I’ve been asking myself this same question. My cat Loki at one point weighed in over 18 pounds at his vet visit. According to the vet, he was overweight and, as their owner, I should be doing something to help bring his weight down.
In Loki’s case, I’d been feeding him a good quality dry food twice a day and following the manufacturer’s directions for how much to feed them. Once food is in his bowls, however, I don’t have control over who eats it. I suspect he may have spent plenty of time eating more than his slimmer sister Beans.
Obesity is the most common preventable disease in cats and can lead to a shorter life span and numerous other diseases, like diabetes. Diabetes affects 1 in every 230 cats in the United States. While age and breed are factors, the greatest risk factor for diabetes is obesity.
After some research, I found that a dry-food-only diet may not be the best even if it is a high quality brand. Here’s why: cats should eat a diet that is at least 45% protein for optimal health, according to animal specialists. Although some dry cat foods do have 45 percent or more protein, many contain only 35 percent protein.
I also found that cats should eat a low-carb diet to stay healthy. Cats lack the enzymes to digest carbohydrates and simple sugars. Any carbs that aren’t needed immediately for energy will be stored away as fat. Experts like Gary Norsworthy, DVM, DABVP, a specialist in feline medicine based in San Antonio, TX, recommend that carbs make up less than 15 percent of your cat’s diet. Many foods, he cautions, have considerably more than 15 percent carbohydrates. Check the label!
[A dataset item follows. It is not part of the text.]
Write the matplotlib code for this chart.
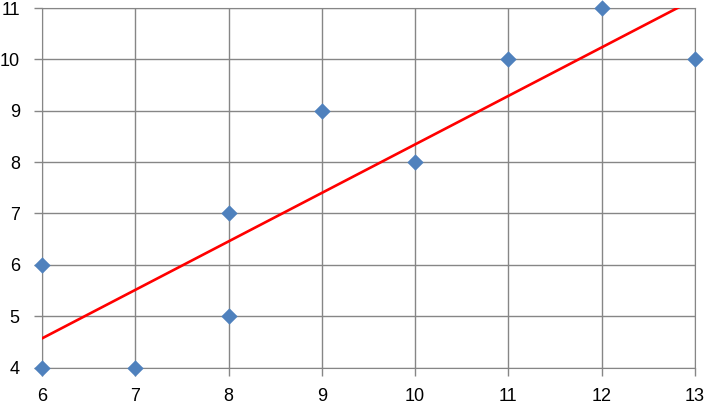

My average-sized cats need fewer than 200 calories per day to maintain their weight, according to Norsworthy. That’s far fewer calories than I, as a cat owner, had thought. Add it up: protein malnutrition, plus carbohydrate and calorie overload causes cats to lose lean muscle and gain fat.
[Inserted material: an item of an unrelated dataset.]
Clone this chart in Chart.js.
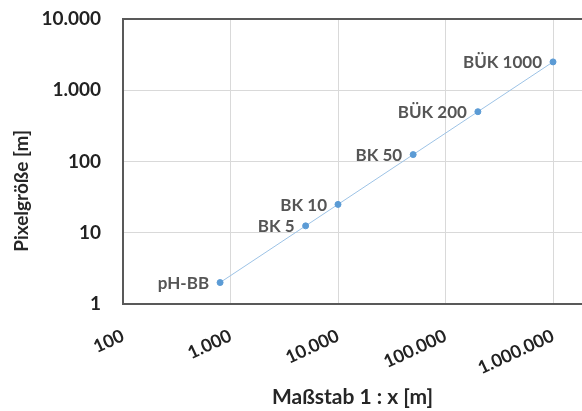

Some suggestions if your felines are a bit on the porky side:
- Make canned food — not dry — the foundation of your cat’s diet. Choose a high-quality, properly balanced, meat-based food containing at least 45 percent protein. A small amount of dry is acceptable as cats enjoy the crunchy sensation.
- Avoid free feeding dry food. Cats eat several small meals per day so mimic how your cat would eat in the wild by feeding at least two times per day.
- Measure your cat’s food to ensure the right number of calories per cup or can.
- Monitor what your cat eats. If you, like me, have more than one cat it may be hard to supervise them both. You might have to separate your cats at mealtime to prevent overeating.
Any change to your cat’s diet needs to be done gradually so they don’t stop eating altogether. Loki may not have liked the change in his diet at first, but he’ll thank me later!
If you think your pet is overweight or obese, talk to you veterinarian about a plan to help them achieve a healthier weight.